Will Jewish kids have to hide at summer music festivals?
Festivals are meant to be about freedom and belonging but many young Jews no longer feel either
I am incredibly lucky that I have only ever attended festivals as an artist. Every field, every stage, every crowd I have stood in front of has been as a DJ or musician. But after 20 years in this world, I find myself asking a question I never thought I would have to ask: is it safe to be visibly Jewish at a festival in this country?
Before that, let us acknowledge what’s worth celebrating. This summer, Jess Glynne will play festivals across the UK. Saul Milton, one half of Chase & Status, remains one of Britain’s most successful electronic artists. Across the Atlantic, Noga Erez became the first Israeli artist to play Coachella, arriving from Tel Aviv during a war with Iran, navigating boycott threats and calls to cancel her set, then delivering one of the festival’s most talked-about performances.

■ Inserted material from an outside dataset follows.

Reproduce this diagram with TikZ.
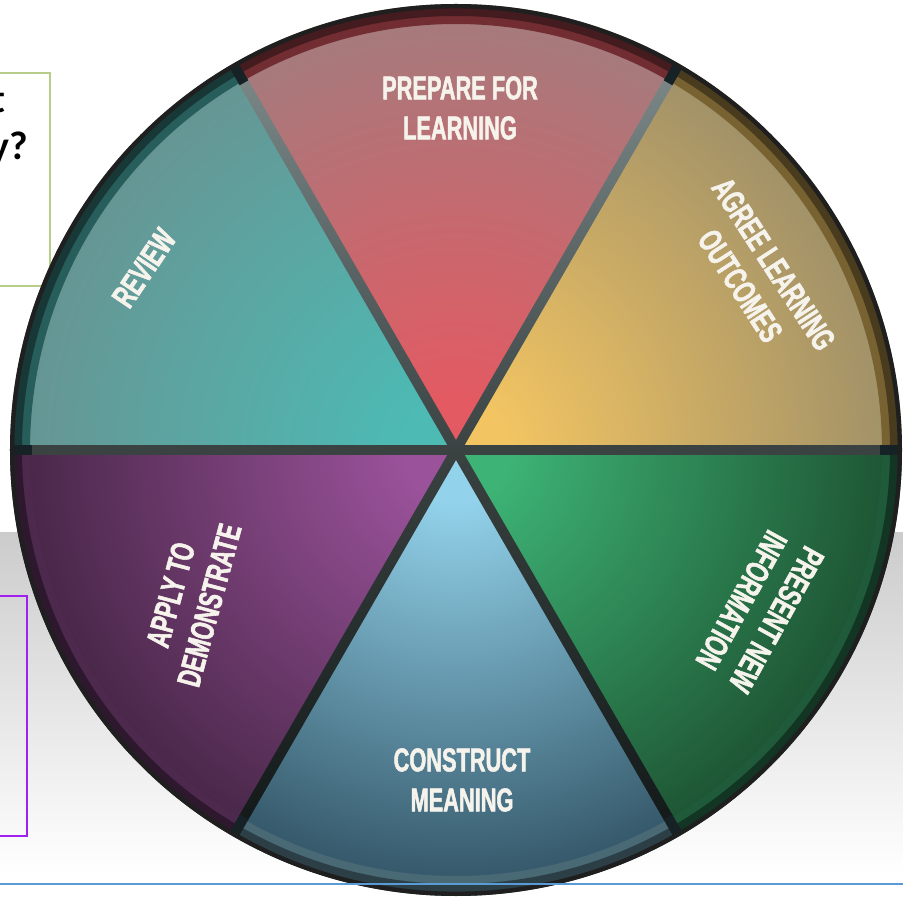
\documentclass[tikz,border=0pt]{standalone}
\usepackage{fontspec}
\newfontfamily\labelfont[FakeStretch=0.66,FakeBold=1.6]{Liberation Sans}
\newfontfamily\boxfont{Carlito}

\definecolor{prepcol}{HTML}{E35A63}
\definecolor{agreecol}{HTML}{F2C462}
\definecolor{presentcol}{HTML}{3DB375}
\definecolor{constructcol}{HTML}{92D2EA}
\definecolor{applycol}{HTML}{9A529A}
\definecolor{reviewcol}{HTML}{4DBAB4}
\definecolor{prepedge}{HTML}{A67A7C}
\definecolor{agreeedge}{HTML}{A29268}
\definecolor{reviewedge}{HTML}{669694}
\definecolor{presentedge}{HTML}{1E5634}
\definecolor{constructedge}{HTML}{36596B}
\definecolor{applyedge}{HTML}{4A284A}
\definecolor{spokecol}{HTML}{3A4242}
\definecolor{spoketop}{HTML}{7A8686}
\definecolor{spokelow}{HTML}{141A1A}
\definecolor{rimspokecol}{HTML}{172226}
\definecolor{boxgreen}{HTML}{B6CE8A}
\definecolor{boxpurple}{HTML}{A020F0}
\definecolor{rulecol}{HTML}{5B9BD5}
\definecolor{labelwhite}{HTML}{F6F3EC}
\colorlet{wcin}{prepcol}
\colorlet{wcout}{prepedge}

\pgfdeclareradialshading[wcin,wcout]{wheelrad}{\pgfpointorigin}{color(0bp)=(wcin); color(3bp)=(wcin); color(24bp)=(wcout); color(50bp)=(wcout)}

\begin{document}
\begin{tikzpicture}[x=0.5pt,y=0.5pt,
  wheellabel/.style={text=labelwhite,align=center,inner sep=0pt,
    font=\labelfont\bfseries\fontsize{16.5}{20}\selectfont},
  boxtext/.style={inner sep=0pt,font=\boxfont\bfseries\fontsize{20}{24}\selectfont}]
\useasboundingbox (-456,-448) rectangle (447,450);

% page behind the wheel
\shade[top color=black!20,bottom color=white] (-456,-83) rectangle (447,-425);
\draw[line width=0.8pt,boxgreen] (-470,377) rectangle (-406,164);
\node[boxtext,anchor=base east] (qa) at (-450,337) {t};
\node[boxtext,anchor=base east] (qb) at (-428,290) {y?};
\draw[line width=0.8pt,boxpurple] (-470,-146) rectangle (-429,-386);

% sectors, bright in the middle
\foreach \a/\c/\o in {0/agreecol/agreeedge,60/prepcol/prepedge,120/reviewcol/reviewedge,
    180/applycol/applyedge,240/constructcol/constructedge,300/presentcol/presentedge}{
  \colorlet{wcin}{\c}\colorlet{wcout}{\o}
  \begin{scope}
    \clip (0,0) -- (\a:446) arc[start angle=\a,end angle=\a+60,radius=446] -- cycle;
    \shade[shading=wheelrad] (0,0) circle (446);
  \end{scope}
}

% spokes
\fill[spokecol] (-426,-5) rectangle (426,5);
\foreach \a in {60,120}
  \shade[rotate=\a,top color=spoketop,bottom color=spokecol] (0,-5) rectangle (426,5);
\foreach \a in {240,300}
  \shade[rotate=\a,top color=spokecol,bottom color=spokelow] (0,-5) rectangle (426,5);

% rim
\foreach \a/\c in {0/agreecol,60/prepcol,120/reviewcol,180/applycol,240/constructcol,300/presentcol}{
  \fill[\c!50!black] (\a:426) arc[start angle=\a,end angle=\a+60,radius=426]
    -- (\a+60:443) arc[start angle=\a+60,end angle=\a,radius=443] -- cycle;
  \fill[\c!30!black] (\a:434) arc[start angle=\a,end angle=\a+60,radius=434]
    -- (\a+60:443) arc[start angle=\a+60,end angle=\a,radius=443] -- cycle;
}
\foreach \a in {0,60,...,300}
  \draw[line width=5pt,rimspokecol] (\a:424) -- (\a:443);
\draw[line width=2.2pt,black!88] (0,0) circle (443.8);

\node[wheellabel] (prepare) at (4,342) {PREPARE FOR\\LEARNING};
\node[wheellabel,rotate=-57] (agree) at (301,175) {AGREE LEARNING\\OUTCOMES};
\node[wheellabel,rotate=-119] (present) at (303,-160) {PRESENT NEW\\INFORMATION};
\node[wheellabel] (construct) at (6,-330) {CONSTRUCT\\MEANING};
\node[wheellabel,rotate=75] (apply) at (-266,-150) {APPLY TO\\DEMONSTRATE};
\node[wheellabel,rotate=56] (review) at (-312,182) {REVIEW};

\draw[line width=1pt,rulecol] (-456,-434) -- (447,-434);
\end{tikzpicture}
\end{document}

She even did it with a bloody nose and a toddler on stage.
If you want a symbol of what Jewish and Israeli artists are made of right now,
that is it.
So, yes, there are Jewish artists at festivals. There always have been – even if sometimes you have to look hard to find them.
Back home, though, the question feels more personal. I have worn a Star of David around my neck since I was 13. I have walked into every gig, every set, every stage wearing it. It never occurred to me that it would become a decision. But over the past two years, it has.
I know this because I have already experienced what happens when Jewish identity becomes visible in the wrong place. I have been sworn at mid-set. I have had people try to force me to say things on camera while performing. I have filed multiple hate crime reports with the police. And when I wrote about Ye at the now-cancelled Wireless Festival – a piece that had nothing to do with Israel or the war – the online comments were full of hatred directed at the Star of David. My religion. My identity.
If I walked onto a stage today with a flag bearing only a Star of David – not an Israeli flag, not a political statement, just the symbol of my religion – I am convinced I would receive hate.
The UJS Time for Change report found that many antisemitic incidents experienced by Jewish students did not happen in classrooms or lecture halls. They happened on nights out, at gigs and in clubs – in the social spaces where people are supposed to feel free. One statistic has stayed with me: 13 percent of students surveyed did not consider a Star of David intersected with a swastika to be antisemitic.
I am in my 30s. I have spent more than a decade in this industry. I know what is coming and I know how to handle it. But I am not the person I worry about most.
I worry about the 18-year-old heading to their first festival this summer. Jewish, music-obsessed, excited and proud of who they are. People should be free to wave whatever flags they choose. Artists should be free to use their platforms however they see fit. But when you are young and Jewish in that crowd, and the atmosphere turns charged, the calculation you make is not political. It is whether being visibly Jewish is worth the risk of ruining your weekend. Or worse.
The fact that a young Jewish person has to make that calculation at all, at a music festival in Britain in 2026, is the thing I cannot get past.
Jess Glynne will be on those stages this summer. Chase & Status will too. Noga Erez made it to Coachella from a country at war to show what Jewish and Israeli artists are capable of. That matters.
But I would be lying if I said I was not worried about the kid buying their first festival ticket this summer, wondering whether to tuck their Star of David inside their shirt before they walk through the gates.
Nobody should have to wonder that. And the fact that they do tells you everything about where we are.